If you read our To-Do List article, you know we’re big fans of using lists to help narrow focus and improve productivity. But what if we told you adding a simple equation to the mix could increase productivity while tricking your brain into looking forward to the work?
How To Do It
The premise is simple. Start by making your To-Do List, and start crossing things off the list using the (10+2)*5 rule.
Wait, what? Allow us to explain
Start with 10 minutes of solid work. Once those 10 minutes are up, take 2 minutes to procrastinate. Visit your favorite site, get some coffee, eat a snack; whatever you do, there is no work allowed. Once those 2 minutes are up, go back to 10 minutes of work.
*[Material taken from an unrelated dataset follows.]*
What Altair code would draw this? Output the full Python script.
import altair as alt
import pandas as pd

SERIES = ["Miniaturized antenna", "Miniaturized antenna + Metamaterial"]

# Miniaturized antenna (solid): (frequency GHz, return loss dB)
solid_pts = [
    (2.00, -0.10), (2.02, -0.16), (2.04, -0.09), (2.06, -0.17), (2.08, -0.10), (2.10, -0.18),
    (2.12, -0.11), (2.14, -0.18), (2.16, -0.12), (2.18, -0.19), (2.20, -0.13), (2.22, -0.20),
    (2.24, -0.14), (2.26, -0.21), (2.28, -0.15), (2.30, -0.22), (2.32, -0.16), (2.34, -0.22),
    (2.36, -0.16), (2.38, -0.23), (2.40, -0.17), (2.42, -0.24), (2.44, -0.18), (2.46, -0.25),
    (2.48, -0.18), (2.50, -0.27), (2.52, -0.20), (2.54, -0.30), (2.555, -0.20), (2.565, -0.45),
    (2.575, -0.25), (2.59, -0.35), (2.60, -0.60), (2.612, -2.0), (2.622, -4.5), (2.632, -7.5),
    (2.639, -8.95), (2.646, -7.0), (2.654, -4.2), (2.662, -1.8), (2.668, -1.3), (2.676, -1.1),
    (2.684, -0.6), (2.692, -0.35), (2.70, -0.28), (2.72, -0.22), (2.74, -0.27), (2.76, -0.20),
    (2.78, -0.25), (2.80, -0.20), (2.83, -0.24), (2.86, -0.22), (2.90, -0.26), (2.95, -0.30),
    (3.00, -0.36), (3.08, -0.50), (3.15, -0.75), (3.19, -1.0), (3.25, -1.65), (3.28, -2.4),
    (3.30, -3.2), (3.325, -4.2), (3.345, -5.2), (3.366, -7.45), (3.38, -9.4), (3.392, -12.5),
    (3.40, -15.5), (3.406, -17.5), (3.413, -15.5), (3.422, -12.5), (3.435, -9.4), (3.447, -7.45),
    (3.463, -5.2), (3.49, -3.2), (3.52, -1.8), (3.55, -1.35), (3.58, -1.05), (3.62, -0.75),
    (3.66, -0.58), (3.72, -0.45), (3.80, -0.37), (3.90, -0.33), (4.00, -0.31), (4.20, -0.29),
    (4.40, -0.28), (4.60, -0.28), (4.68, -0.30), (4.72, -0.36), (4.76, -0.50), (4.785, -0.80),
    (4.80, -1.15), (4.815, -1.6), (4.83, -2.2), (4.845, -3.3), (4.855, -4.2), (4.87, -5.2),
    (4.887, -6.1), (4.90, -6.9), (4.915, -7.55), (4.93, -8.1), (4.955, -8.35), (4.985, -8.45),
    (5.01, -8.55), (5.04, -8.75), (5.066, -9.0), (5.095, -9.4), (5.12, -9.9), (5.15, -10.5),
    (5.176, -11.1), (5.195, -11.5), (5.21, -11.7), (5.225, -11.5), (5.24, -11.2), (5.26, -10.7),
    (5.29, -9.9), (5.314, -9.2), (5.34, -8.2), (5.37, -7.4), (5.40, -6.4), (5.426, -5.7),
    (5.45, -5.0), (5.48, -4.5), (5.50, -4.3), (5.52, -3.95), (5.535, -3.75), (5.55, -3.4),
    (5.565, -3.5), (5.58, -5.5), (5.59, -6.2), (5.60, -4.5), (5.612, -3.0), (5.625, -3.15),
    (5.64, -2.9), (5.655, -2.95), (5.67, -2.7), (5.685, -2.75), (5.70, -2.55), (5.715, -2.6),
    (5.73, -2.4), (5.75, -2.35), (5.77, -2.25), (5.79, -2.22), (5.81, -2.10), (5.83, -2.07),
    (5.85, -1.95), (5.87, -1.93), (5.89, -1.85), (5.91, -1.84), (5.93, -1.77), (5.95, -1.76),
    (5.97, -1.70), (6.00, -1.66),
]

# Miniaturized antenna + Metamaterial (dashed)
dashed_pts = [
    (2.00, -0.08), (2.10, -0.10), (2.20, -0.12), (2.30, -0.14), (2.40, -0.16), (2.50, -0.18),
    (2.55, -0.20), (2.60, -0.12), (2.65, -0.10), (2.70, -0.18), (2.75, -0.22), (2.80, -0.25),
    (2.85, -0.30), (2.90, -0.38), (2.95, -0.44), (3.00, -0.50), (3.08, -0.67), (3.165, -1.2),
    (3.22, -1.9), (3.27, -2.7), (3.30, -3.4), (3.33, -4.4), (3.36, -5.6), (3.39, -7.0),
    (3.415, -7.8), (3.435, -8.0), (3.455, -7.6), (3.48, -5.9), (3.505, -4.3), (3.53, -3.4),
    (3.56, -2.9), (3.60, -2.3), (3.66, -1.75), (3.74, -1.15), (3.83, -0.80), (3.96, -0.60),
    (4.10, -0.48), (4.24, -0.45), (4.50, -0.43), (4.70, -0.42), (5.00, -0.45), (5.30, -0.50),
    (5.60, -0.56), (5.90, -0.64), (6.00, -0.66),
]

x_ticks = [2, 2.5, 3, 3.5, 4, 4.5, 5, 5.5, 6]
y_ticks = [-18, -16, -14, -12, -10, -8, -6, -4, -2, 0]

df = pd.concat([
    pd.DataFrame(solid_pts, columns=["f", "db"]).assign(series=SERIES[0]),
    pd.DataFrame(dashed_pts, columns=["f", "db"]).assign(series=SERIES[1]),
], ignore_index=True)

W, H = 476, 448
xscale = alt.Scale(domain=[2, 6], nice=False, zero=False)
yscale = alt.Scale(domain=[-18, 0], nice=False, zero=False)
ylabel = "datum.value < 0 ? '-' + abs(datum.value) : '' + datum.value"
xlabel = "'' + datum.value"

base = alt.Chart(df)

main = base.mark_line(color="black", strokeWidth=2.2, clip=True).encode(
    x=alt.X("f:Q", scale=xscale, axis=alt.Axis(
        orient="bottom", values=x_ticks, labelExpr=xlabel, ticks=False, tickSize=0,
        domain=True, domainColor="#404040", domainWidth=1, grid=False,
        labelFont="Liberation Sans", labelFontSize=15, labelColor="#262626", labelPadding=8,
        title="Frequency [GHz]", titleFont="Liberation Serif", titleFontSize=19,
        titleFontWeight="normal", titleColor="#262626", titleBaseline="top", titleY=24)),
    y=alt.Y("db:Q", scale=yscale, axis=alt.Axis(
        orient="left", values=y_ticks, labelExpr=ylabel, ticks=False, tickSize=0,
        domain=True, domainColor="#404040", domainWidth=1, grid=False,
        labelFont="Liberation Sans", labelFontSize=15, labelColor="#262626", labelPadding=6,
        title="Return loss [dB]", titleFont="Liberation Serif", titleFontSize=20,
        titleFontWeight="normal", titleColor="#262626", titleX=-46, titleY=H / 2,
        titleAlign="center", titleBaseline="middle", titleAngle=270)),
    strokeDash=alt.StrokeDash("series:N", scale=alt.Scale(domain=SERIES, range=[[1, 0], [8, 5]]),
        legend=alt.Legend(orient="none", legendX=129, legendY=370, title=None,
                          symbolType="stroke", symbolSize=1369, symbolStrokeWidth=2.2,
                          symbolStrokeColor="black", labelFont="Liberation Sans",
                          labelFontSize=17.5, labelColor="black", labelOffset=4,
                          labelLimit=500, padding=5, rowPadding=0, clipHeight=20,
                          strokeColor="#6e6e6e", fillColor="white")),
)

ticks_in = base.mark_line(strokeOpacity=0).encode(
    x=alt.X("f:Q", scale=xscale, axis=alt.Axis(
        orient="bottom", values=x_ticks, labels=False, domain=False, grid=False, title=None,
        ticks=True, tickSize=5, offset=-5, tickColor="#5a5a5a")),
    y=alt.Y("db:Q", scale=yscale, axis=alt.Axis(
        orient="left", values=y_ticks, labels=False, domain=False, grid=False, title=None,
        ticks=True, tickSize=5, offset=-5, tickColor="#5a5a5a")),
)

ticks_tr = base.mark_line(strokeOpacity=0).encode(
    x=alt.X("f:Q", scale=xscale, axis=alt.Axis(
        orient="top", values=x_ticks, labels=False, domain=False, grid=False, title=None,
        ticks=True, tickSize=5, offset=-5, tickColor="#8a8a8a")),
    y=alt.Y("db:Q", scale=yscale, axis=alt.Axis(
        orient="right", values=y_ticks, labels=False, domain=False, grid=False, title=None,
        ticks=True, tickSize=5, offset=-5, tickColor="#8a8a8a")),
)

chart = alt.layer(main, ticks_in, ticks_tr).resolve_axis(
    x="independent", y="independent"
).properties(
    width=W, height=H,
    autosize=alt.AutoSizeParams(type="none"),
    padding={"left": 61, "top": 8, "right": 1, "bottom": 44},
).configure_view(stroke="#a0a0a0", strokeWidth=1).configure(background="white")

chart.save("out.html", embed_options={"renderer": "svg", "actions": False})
Repeat the cycle for a total of 5 times, and you have exactly an hour of productivity with spaces in between to give your brain a rest.
You can get a full description of the rules for this system here, but the most important thing to remember is this: don’t skip any breaks. By taking the time to procrastinate, you force your brain out of inertia and into wanting to get things done.
The End Result
After you’ve put the (10+2)*5 rule to use long enough for your brain to recognize the pattern, you’ll start anticipating both the breaks and the work cycles. And you may (and can) eventually find yourself skipping the break, forging on through your to-do list with increased productivity.
The three numbers can be changed to whatever you like with a bit of experimentation, especially if you want to structure your whole working day around them. The important thing is to maintain the consistency of the break-to-work ratio long enough for your brain to be permanently tricked into wanting to do work.